### WRITTEN EXERCISE
Retype all material exactly. Pictures stay out of the copy.
###
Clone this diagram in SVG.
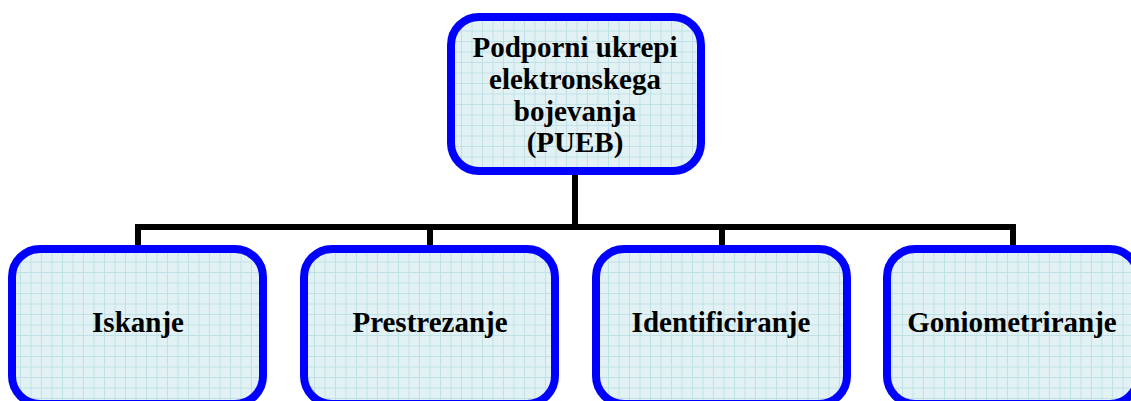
<svg xmlns="http://www.w3.org/2000/svg" width="1131" height="401" viewBox="0 0 1131 401">
  <defs>
    <!-- light graph-paper fill used by every box -->
    <pattern id="grid" width="10.5" height="10.5" patternUnits="userSpaceOnUse">
      <rect width="10.5" height="10.5" fill="#e2f1f4"/>
      <path d="M10 0 V10.5 M0 10 H10.5" stroke="#bfe2e6" stroke-width="1" fill="none"/>
    </pattern>
    <style>
      .box { fill: url(#grid); stroke: #0000ff; stroke-width: 8; }
      .lbl { font-weight: bold; font-size: 29px; fill: #000; text-anchor: middle; }
      .conn { fill: none; stroke: #000; stroke-width: 6; stroke-linejoin: miter; stroke-linecap: butt; }
    </style>
  </defs>

  <g id="connectors">
    <path class="conn" d="M575 175 V227"/>
    <path class="conn" d="M138 245 V227 H1013 V245"/>
    <path class="conn" d="M430 227 V245"/>
    <path class="conn" d="M722 227 V245"/>
  </g>

  <g font-family="'Liberation Serif', 'Times New Roman', 'DejaVu Serif', serif">
    <g id="pueb">
      <rect class="box" x="451" y="17" width="250" height="154" rx="28"/>
      <text class="lbl" x="575" y="57">Podporni ukrepi</text>
      <text class="lbl" x="575" y="89">elektronskega</text>
      <text class="lbl" x="575" y="121">bojevanja</text>
      <text class="lbl" x="575" y="152">(PUEB)</text>
    </g>

    <g id="iskanje">
      <rect class="box" x="12" y="249" width="251" height="155" rx="28"/>
      <text class="lbl" x="138" y="332">Iskanje</text>
    </g>

    <g id="prestrezanje">
      <rect class="box" x="304" y="249" width="251" height="155" rx="28"/>
      <text class="lbl" x="430" y="332">Prestrezanje</text>
    </g>

    <g id="identificiranje">
      <rect class="box" x="596" y="249" width="251" height="155" rx="28"/>
      <text class="lbl" x="721" y="332">Identificiranje</text>
    </g>

    <g id="goniometriranje">
      <rect class="box" x="887" y="249" width="251" height="155" rx="28"/>
      <text class="lbl" x="1012" y="332">Goniometriranje</text>
    </g>
  </g>
</svg>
###
### WORKED SOLUTION
Clone this diagram in SVG.
<svg xmlns="http://www.w3.org/2000/svg" width="1131" height="401" viewBox="0 0 1131 401">
  <defs>
    <!-- light graph-paper fill used by every box -->
    <pattern id="grid" width="10.5" height="10.5" patternUnits="userSpaceOnUse">
      <rect width="10.5" height="10.5" fill="#e2f1f4"/>
      <path d="M10 0 V10.5 M0 10 H10.5" stroke="#bfe2e6" stroke-width="1" fill="none"/>
    </pattern>
    <style>
      .box { fill: url(#grid); stroke: #0000ff; stroke-width: 8; }
      .lbl { font-weight: bold; font-size: 29px; fill: #000; text-anchor: middle; }
      .conn { fill: none; stroke: #000; stroke-width: 6; stroke-linejoin: miter; stroke-linecap: butt; }
    </style>
  </defs>

  <g id="connectors">
    <path class="conn" d="M575 175 V227"/>
    <path class="conn" d="M138 245 V227 H1013 V245"/>
    <path class="conn" d="M430 227 V245"/>
    <path class="conn" d="M722 227 V245"/>
  </g>

  <g font-family="'Liberation Serif', 'Times New Roman', 'DejaVu Serif', serif">
    <g id="pueb">
      <rect class="box" x="451" y="17" width="250" height="154" rx="28"/>
      <text class="lbl" x="575" y="57">Podporni ukrepi</text>
      <text class="lbl" x="575" y="89">elektronskega</text>
      <text class="lbl" x="575" y="121">bojevanja</text>
      <text class="lbl" x="575" y="152">(PUEB)</text>
    </g>

    <g id="iskanje">
      <rect class="box" x="12" y="249" width="251" height="155" rx="28"/>
      <text class="lbl" x="138" y="332">Iskanje</text>
    </g>

    <g id="prestrezanje">
      <rect class="box" x="304" y="249" width="251" height="155" rx="28"/>
      <text class="lbl" x="430" y="332">Prestrezanje</text>
    </g>

    <g id="identificiranje">
      <rect class="box" x="596" y="249" width="251" height="155" rx="28"/>
      <text class="lbl" x="721" y="332">Identificiranje</text>
    </g>

    <g id="goniometriranje">
      <rect class="box" x="887" y="249" width="251" height="155" rx="28"/>
      <text class="lbl" x="1012" y="332">Goniometriranje</text>
    </g>
  </g>
</svg>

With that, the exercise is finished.